Current Markets Review.....May'08

Ways to succeed when the stock market is slow or volatile


As Presently, we have been experiencing the slow and volatile character of the global financial markets for the last few months. ‘Jitter’ is the first reaction of many investors jittery markets and the panic reaction lead them to abandon their stock holdings. This is the one of the most common reason cause many people lose money in the volatile markets.

The better strategy to handle volatile markets not only helps to stop losing money but also let you succeed and more profitable in the long run...

Simply by well-planned research based investment planning decision helps turn losses to handsome gains in the long run. Volatile markets just give ample time to study and explore the potential investments opportunities with solid fundamentals and also to review the present portfolio.
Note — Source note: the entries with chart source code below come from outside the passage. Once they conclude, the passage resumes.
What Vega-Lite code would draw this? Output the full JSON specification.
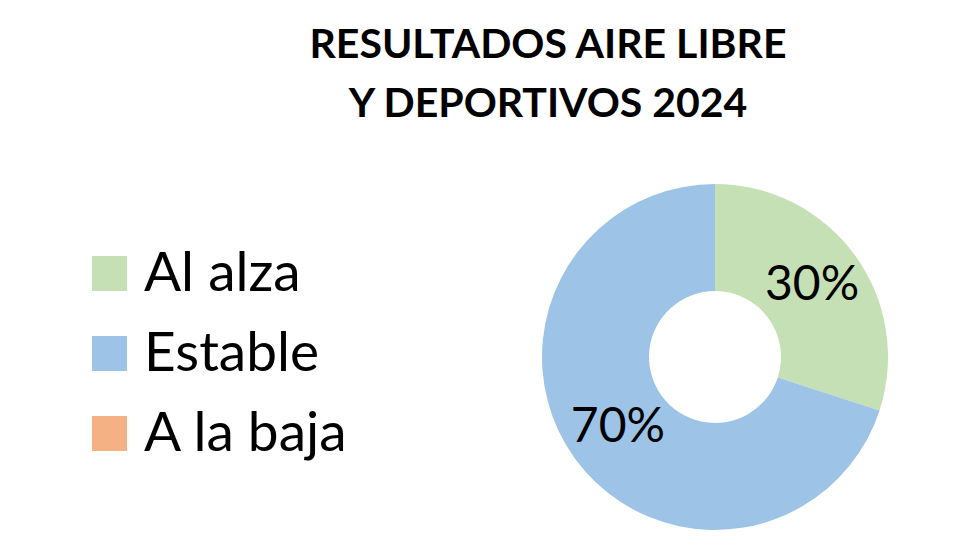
{
  "$schema": "https://vega.github.io/schema/vega-lite/v6.json",
  "width": 346,
  "height": 346,
  "autosize": {"type": "none"},
  "padding": {"left": 542, "top": 184, "right": 92, "bottom": 30},
  "background": "white",
  "title": {
    "text": ["RESULTADOS AIRE LIBRE", "Y DEPORTIVOS 2024"],
    "font": "Lato",
    "fontSize": 41,
    "fontWeight": "bold",
    "color": "black",
    "lineHeight": 59,
    "anchor": "middle",
    "dx": -167,
    "offset": 58
  },
  "data": {
    "values": [
      {"categoria": "Al alza", "valor": 30},
      {"categoria": "Estable", "valor": 70},
      {"categoria": "A la baja", "valor": 0}
    ]
  },
  "encoding": {
    "theta": {"field": "valor", "type": "quantitative", "stack": true}
  },
  "layer": [
    {
      "mark": {"type": "arc", "innerRadius": 66, "outerRadius": 173},
      "encoding": {
        "color": {
          "field": "categoria",
          "type": "nominal",
          "scale": {
            "domain": ["Al alza", "Estable", "A la baja"],
            "range": ["#C5E0B4", "#9DC3E6", "#F4B183"]
          },
          "legend": {
            "title": null,
            "orient": "none",
            "legendX": -460,
            "legendY": 62,
            "symbolType": "square",
            "symbolSize": 1225,
            "symbolStrokeWidth": 0,
            "symbolOpacity": 1,
            "labelFont": "Lato",
            "labelFontSize": 55,
            "labelColor": "black",
            "labelOffset": 7,
            "rowPadding": 24,
            "labelLimit": 400
          }
        }
      }
    },
    {
      "transform": [
        {"filter": "datum.valor > 0"},
        {"calculate": "datum.valor + '%'", "as": "etiqueta"}
      ],
      "mark": {"type": "text", "radius": 120, "font": "Lato", "fontSize": 48, "fill": "black", "align": "center", "baseline": "middle"},
      "encoding": {
        "text": {"field": "etiqueta"},
        "detail": {"field": "categoria"}
      }
    }
  ],
  "config": {"view": {"stroke": null}}
}
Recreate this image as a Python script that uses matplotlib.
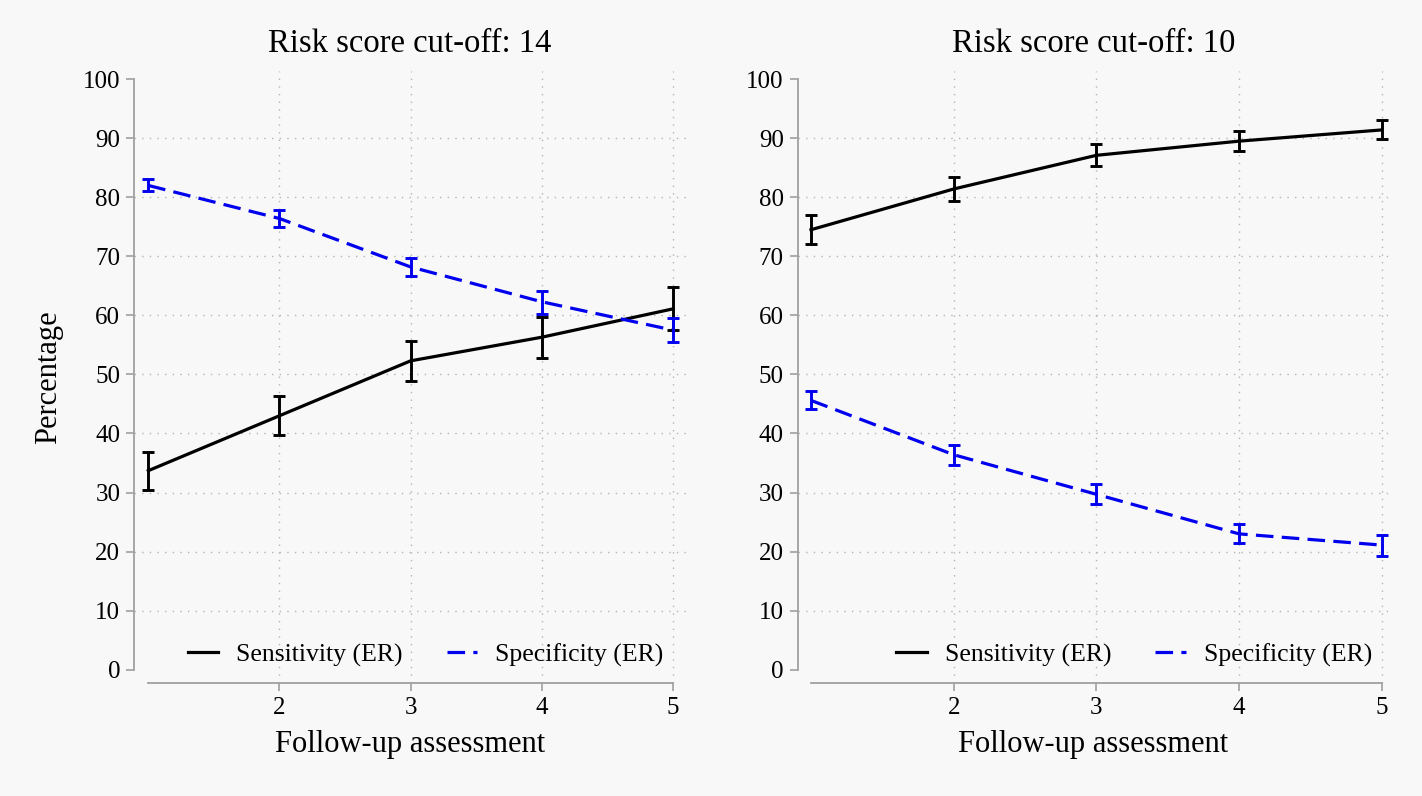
import numpy as np
import matplotlib.pyplot as plt

plt.rcParams['font.family'] = ['Liberation Serif', 'DejaVu Serif']

# Follow-up assessment number
followup = [1, 2, 3, 4, 5]

# Risk score cut-off 14
sens14 = [33.7, 43.0, 52.3, 56.3, 61.1]
sens14_lo = [30.4, 39.7, 48.9, 52.8, 57.5]
sens14_hi = [36.9, 46.4, 55.7, 59.8, 64.8]
spec14 = [82.0, 76.4, 68.2, 62.3, 57.5]
spec14_lo = [81.0, 75.0, 66.7, 60.3, 55.5]
spec14_hi = [83.1, 77.8, 69.7, 64.2, 59.5]

# Risk score cut-off 10
sens10 = [74.5, 81.4, 87.1, 89.5, 91.4]
sens10_lo = [72.0, 79.4, 85.3, 87.8, 89.8]
sens10_hi = [77.0, 83.5, 89.0, 91.2, 93.0]
spec10 = [45.6, 36.4, 29.7, 23.0, 21.1]
spec10_lo = [44.1, 34.7, 28.1, 21.4, 19.3]
spec10_hi = [47.2, 38.0, 31.5, 24.7, 22.8]

bg = '#f8f8f8'
axis_gray = '#a0a0a0'
grid_gray = '#b4b4b4'
blue = '#0000ee'


def draw_panel(ax, titulo, sens, s_lo, s_hi, spec, p_lo, p_hi, xlim, leg_x, ylabel=None):
    ax.set_facecolor(bg)
    x = np.array(followup)
    for y, lo, hi, cor, ls, nome in [
        (sens, s_lo, s_hi, 'black', '-', 'Sensitivity (ER)'),
        (spec, p_lo, p_hi, blue, (0, (5.5, 2.6)), 'Specificity (ER)'),
    ]:
        y = np.array(y)
        yerr = [y - np.array(lo), np.array(hi) - y]
        ax.plot(x, y, color=cor, linestyle=ls, lw=2.3, label=nome, zorder=3, clip_on=False)
        ax.errorbar(x, y, yerr=yerr, fmt='none', ecolor=cor, elinewidth=2.1,
                    capsize=4, capthick=2.1, zorder=4, clip_on=False)

    ax.set_xlim(*xlim)
    ax.set_ylim(-2.3, 101.35)

    for lado in ['top', 'right']:
        ax.spines[lado].set_visible(False)
    for lado in ['left', 'bottom']:
        ax.spines[lado].set_color(axis_gray)
        ax.spines[lado].set_linewidth(1.3)
    ax.spines['left'].set_bounds(0, 100)
    ax.spines['bottom'].set_bounds(1, 5)

    ax.set_yticks(range(0, 101, 10))
    ax.set_xticks([2, 3, 4, 5])
    ax.tick_params(which='major', direction='out', length=6, width=1.2,
                   color=axis_gray, labelsize=18, pad=4)

    ax.grid(True, linestyle=(0, (1, 4.5)), color=grid_gray, lw=1)
    # sem linha de grade em 0 e 100
    yticks = ax.yaxis.get_major_ticks()
    yticks[0].gridline.set_visible(False)
    yticks[-1].gridline.set_visible(False)
    ax.set_axisbelow(True)

    ax.set_title(titulo, fontsize=23.5, pad=14)
    ax.set_xlabel('Follow-up assessment', fontsize=22, labelpad=8)
    if ylabel:
        ax.set_ylabel(ylabel, fontsize=22, labelpad=14)

    leg = ax.legend(loc='center', bbox_to_anchor=(leg_x, 0.046), ncol=2, frameon=False,
                    fontsize=18.5, handlelength=1.2, columnspacing=1.7, handletextpad=0.7)
    return leg


fig = plt.figure(figsize=(14.22, 7.96), dpi=100, facecolor=bg)
ax1 = fig.add_axes([0.0944, 0.1416, 0.388, 0.769])
ax2 = fig.add_axes([0.561, 0.1416, 0.4158, 0.769])

draw_panel(ax1, 'Risk score cut-off: 14', sens14, sens14_lo, sens14_hi,
           spec14, spec14_lo, spec14_hi, (0.893, 5.099), 0.528, ylabel='Percentage')
draw_panel(ax2, 'Risk score cut-off: 10', sens10, sens10_lo, sens10_hi,
           spec10, spec10_lo, spec10_hi, (0.907, 5.051), 0.569)

plt.savefig('out.png', dpi=100, facecolor=bg)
Portfolio we mention here includes the Financial Investments or Asset allocation, consists of stocks and other investment options like funds, bonds, commodities, cash and else.

The well planned and executed policy towards balancing portfolio can consists of like, blue chips, growth stocks or value picks, bonds or commodities, sectoral allocation and limited churning, cash for liquidity etc.

The rebalancing portfolio allocation with long-term approach has great immunity from markets timings and volatility. Contrary, the respective conditions, actually helps the rebalancing portfolio allocation.

As mentioned above, the approach consists of the term “Long run” has much emphasized. Yes its important to mention about this here. As you reading this article means you are probably the investor or information seeker, who make decisions with information and research, but the short term traders or so called ‘Experts’ has much less time left to gather information to build outlook for the future to come, may be due to the believe on their particular approach for windfall gains make them preoccupied. Any change in the bullish markets pattern can later give unrecoverable losses to the only short term players those just forget the bearish side of the markets.

Some people has the higher risk taking capacity and they firmly believe that long term investments succeed in long term only, let me explain further…

Higher risk taking capacity also kept many smart traders on the verge of big losses, many has actually burned their fingers and pockets, more if you keep whole investment portfolio on stake. The high capacity can be work in a positive sense if you take well informed and analyzed decisions based on study but should not on predictions. To predict markets high or low is the impossible task for anyone. Timing the markets on predictions to enter or exit in the short term is a crazy and dangerous decision.

Bulls and Bears are the two sides of the financial markets. In realty the bearish market is quite annoying for short-term player due to its slowness and only the long-term investors with balanced portfolio continue to reap good profits with the patience and knowledge.

In conclusion, Research based long-term approach is the best alternative in the declining or volatile markets with well balanced investment portfolio and over time this pays higher returns as well.